> **What you should do**: All of the data should be output character for character, except the pictures.

> **Recorded information**:
+ + + + +
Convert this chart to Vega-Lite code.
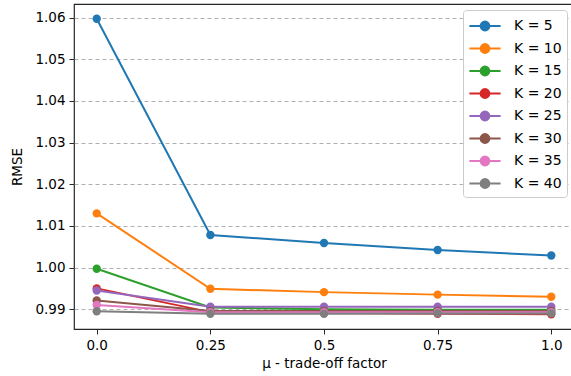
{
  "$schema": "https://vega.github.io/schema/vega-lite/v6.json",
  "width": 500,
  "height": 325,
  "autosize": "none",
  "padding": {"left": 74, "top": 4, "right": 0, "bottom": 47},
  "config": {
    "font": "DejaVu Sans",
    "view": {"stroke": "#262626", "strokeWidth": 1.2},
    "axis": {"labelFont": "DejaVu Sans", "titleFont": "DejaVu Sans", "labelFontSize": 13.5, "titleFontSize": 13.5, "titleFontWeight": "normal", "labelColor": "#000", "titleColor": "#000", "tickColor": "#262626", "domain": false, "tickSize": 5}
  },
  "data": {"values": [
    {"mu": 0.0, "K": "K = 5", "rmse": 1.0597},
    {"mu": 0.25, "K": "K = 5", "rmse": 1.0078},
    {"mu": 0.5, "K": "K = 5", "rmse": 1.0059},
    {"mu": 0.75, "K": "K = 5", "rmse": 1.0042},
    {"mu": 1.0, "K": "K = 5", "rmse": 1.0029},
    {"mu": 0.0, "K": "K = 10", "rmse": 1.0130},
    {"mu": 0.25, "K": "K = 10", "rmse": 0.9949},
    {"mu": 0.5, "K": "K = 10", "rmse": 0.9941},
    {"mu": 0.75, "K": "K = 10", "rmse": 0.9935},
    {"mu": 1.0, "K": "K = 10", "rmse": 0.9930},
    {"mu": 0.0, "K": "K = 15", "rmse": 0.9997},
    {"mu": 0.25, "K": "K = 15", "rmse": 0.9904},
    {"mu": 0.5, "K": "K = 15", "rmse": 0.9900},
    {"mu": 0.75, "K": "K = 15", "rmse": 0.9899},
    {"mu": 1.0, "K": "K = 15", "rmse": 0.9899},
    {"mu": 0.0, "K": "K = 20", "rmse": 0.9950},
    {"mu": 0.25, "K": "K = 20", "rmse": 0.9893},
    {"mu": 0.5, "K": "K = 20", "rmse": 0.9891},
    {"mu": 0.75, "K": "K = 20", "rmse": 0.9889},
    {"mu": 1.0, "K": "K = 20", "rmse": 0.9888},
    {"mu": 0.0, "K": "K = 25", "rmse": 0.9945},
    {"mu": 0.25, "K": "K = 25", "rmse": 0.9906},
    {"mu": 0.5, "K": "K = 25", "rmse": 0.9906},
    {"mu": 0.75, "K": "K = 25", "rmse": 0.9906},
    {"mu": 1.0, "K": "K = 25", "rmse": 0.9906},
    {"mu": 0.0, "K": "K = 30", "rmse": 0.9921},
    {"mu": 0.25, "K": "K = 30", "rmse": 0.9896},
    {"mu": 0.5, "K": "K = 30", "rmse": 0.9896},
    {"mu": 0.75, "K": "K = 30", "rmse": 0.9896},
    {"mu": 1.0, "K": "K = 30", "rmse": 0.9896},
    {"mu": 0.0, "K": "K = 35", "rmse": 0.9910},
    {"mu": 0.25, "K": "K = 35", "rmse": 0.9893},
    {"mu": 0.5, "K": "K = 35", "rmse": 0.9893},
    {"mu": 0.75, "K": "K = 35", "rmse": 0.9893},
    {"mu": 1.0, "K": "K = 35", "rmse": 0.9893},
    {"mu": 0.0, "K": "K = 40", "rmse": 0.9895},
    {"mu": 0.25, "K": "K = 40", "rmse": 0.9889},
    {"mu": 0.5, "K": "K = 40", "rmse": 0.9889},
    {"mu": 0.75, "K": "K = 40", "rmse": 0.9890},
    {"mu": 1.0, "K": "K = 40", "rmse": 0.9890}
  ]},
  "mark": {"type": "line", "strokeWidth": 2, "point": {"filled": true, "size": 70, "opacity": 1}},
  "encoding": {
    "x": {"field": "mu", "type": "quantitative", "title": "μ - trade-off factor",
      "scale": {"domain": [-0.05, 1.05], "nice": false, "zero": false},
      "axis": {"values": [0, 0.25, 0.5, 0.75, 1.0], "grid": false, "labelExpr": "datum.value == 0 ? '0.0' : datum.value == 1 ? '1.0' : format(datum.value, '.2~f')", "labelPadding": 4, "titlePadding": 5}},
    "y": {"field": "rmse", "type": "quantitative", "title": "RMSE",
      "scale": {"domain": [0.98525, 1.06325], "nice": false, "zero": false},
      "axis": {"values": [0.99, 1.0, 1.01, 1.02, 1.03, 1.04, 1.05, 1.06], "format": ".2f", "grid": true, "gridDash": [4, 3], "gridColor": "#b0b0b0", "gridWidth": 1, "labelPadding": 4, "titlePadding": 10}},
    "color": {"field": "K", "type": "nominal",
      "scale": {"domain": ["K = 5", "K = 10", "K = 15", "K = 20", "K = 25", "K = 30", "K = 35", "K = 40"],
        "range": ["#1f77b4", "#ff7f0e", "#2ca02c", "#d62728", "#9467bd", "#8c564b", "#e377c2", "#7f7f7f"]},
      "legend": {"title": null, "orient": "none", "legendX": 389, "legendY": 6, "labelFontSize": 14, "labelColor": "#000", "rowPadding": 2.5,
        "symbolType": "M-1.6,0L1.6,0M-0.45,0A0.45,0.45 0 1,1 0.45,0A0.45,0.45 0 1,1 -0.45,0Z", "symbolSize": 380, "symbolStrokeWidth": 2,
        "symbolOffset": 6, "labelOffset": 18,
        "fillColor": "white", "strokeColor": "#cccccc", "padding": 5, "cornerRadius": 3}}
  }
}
+ + + + +
> **Correct result**:
Convert this chart to Vega-Lite code.
{
  "$schema": "https://vega.github.io/schema/vega-lite/v6.json",
  "width": 500,
  "height": 325,
  "autosize": "none",
  "padding": {"left": 74, "top": 4, "right": 0, "bottom": 47},
  "config": {
    "font": "DejaVu Sans",
    "view": {"stroke": "#262626", "strokeWidth": 1.2},
    "axis": {"labelFont": "DejaVu Sans", "titleFont": "DejaVu Sans", "labelFontSize": 13.5, "titleFontSize": 13.5, "titleFontWeight": "normal", "labelColor": "#000", "titleColor": "#000", "tickColor": "#262626", "domain": false, "tickSize": 5}
  },
  "data": {"values": [
    {"mu": 0.0, "K": "K = 5", "rmse": 1.0597},
    {"mu": 0.25, "K": "K = 5", "rmse": 1.0078},
    {"mu": 0.5, "K": "K = 5", "rmse": 1.0059},
    {"mu": 0.75, "K": "K = 5", "rmse": 1.0042},
    {"mu": 1.0, "K": "K = 5", "rmse": 1.0029},
    {"mu": 0.0, "K": "K = 10", "rmse": 1.0130},
    {"mu": 0.25, "K": "K = 10", "rmse": 0.9949},
    {"mu": 0.5, "K": "K = 10", "rmse": 0.9941},
    {"mu": 0.75, "K": "K = 10", "rmse": 0.9935},
    {"mu": 1.0, "K": "K = 10", "rmse": 0.9930},
    {"mu": 0.0, "K": "K = 15", "rmse": 0.9997},
    {"mu": 0.25, "K": "K = 15", "rmse": 0.9904},
    {"mu": 0.5, "K": "K = 15", "rmse": 0.9900},
    {"mu": 0.75, "K": "K = 15", "rmse": 0.9899},
    {"mu": 1.0, "K": "K = 15", "rmse": 0.9899},
    {"mu": 0.0, "K": "K = 20", "rmse": 0.9950},
    {"mu": 0.25, "K": "K = 20", "rmse": 0.9893},
    {"mu": 0.5, "K": "K = 20", "rmse": 0.9891},
    {"mu": 0.75, "K": "K = 20", "rmse": 0.9889},
    {"mu": 1.0, "K": "K = 20", "rmse": 0.9888},
    {"mu": 0.0, "K": "K = 25", "rmse": 0.9945},
    {"mu": 0.25, "K": "K = 25", "rmse": 0.9906},
    {"mu": 0.5, "K": "K = 25", "rmse": 0.9906},
    {"mu": 0.75, "K": "K = 25", "rmse": 0.9906},
    {"mu": 1.0, "K": "K = 25", "rmse": 0.9906},
    {"mu": 0.0, "K": "K = 30", "rmse": 0.9921},
    {"mu": 0.25, "K": "K = 30", "rmse": 0.9896},
    {"mu": 0.5, "K": "K = 30", "rmse": 0.9896},
    {"mu": 0.75, "K": "K = 30", "rmse": 0.9896},
    {"mu": 1.0, "K": "K = 30", "rmse": 0.9896},
    {"mu": 0.0, "K": "K = 35", "rmse": 0.9910},
    {"mu": 0.25, "K": "K = 35", "rmse": 0.9893},
    {"mu": 0.5, "K": "K = 35", "rmse": 0.9893},
    {"mu": 0.75, "K": "K = 35", "rmse": 0.9893},
    {"mu": 1.0, "K": "K = 35", "rmse": 0.9893},
    {"mu": 0.0, "K": "K = 40", "rmse": 0.9895},
    {"mu": 0.25, "K": "K = 40", "rmse": 0.9889},
    {"mu": 0.5, "K": "K = 40", "rmse": 0.9889},
    {"mu": 0.75, "K": "K = 40", "rmse": 0.9890},
    {"mu": 1.0, "K": "K = 40", "rmse": 0.9890}
  ]},
  "mark": {"type": "line", "strokeWidth": 2, "point": {"filled": true, "size": 70, "opacity": 1}},
  "encoding": {
    "x": {"field": "mu", "type": "quantitative", "title": "μ - trade-off factor",
      "scale": {"domain": [-0.05, 1.05], "nice": false, "zero": false},
      "axis": {"values": [0, 0.25, 0.5, 0.75, 1.0], "grid": false, "labelExpr": "datum.value == 0 ? '0.0' : datum.value == 1 ? '1.0' : format(datum.value, '.2~f')", "labelPadding": 4, "titlePadding": 5}},
    "y": {"field": "rmse", "type": "quantitative", "title": "RMSE",
      "scale": {"domain": [0.98525, 1.06325], "nice": false, "zero": false},
      "axis": {"values": [0.99, 1.0, 1.01, 1.02, 1.03, 1.04, 1.05, 1.06], "format": ".2f", "grid": true, "gridDash": [4, 3], "gridColor": "#b0b0b0", "gridWidth": 1, "labelPadding": 4, "titlePadding": 10}},
    "color": {"field": "K", "type": "nominal",
      "scale": {"domain": ["K = 5", "K = 10", "K = 15", "K = 20", "K = 25", "K = 30", "K = 35", "K = 40"],
        "range": ["#1f77b4", "#ff7f0e", "#2ca02c", "#d62728", "#9467bd", "#8c564b", "#e377c2", "#7f7f7f"]},
      "legend": {"title": null, "orient": "none", "legendX": 389, "legendY": 6, "labelFontSize": 14, "labelColor": "#000", "rowPadding": 2.5,
        "symbolType": "M-1.6,0L1.6,0M-0.45,0A0.45,0.45 0 1,1 0.45,0A0.45,0.45 0 1,1 -0.45,0Z", "symbolSize": 380, "symbolStrokeWidth": 2,
        "symbolOffset": 6, "labelOffset": 18,
        "fillColor": "white", "strokeColor": "#cccccc", "padding": 5, "cornerRadius": 3}}
  }
}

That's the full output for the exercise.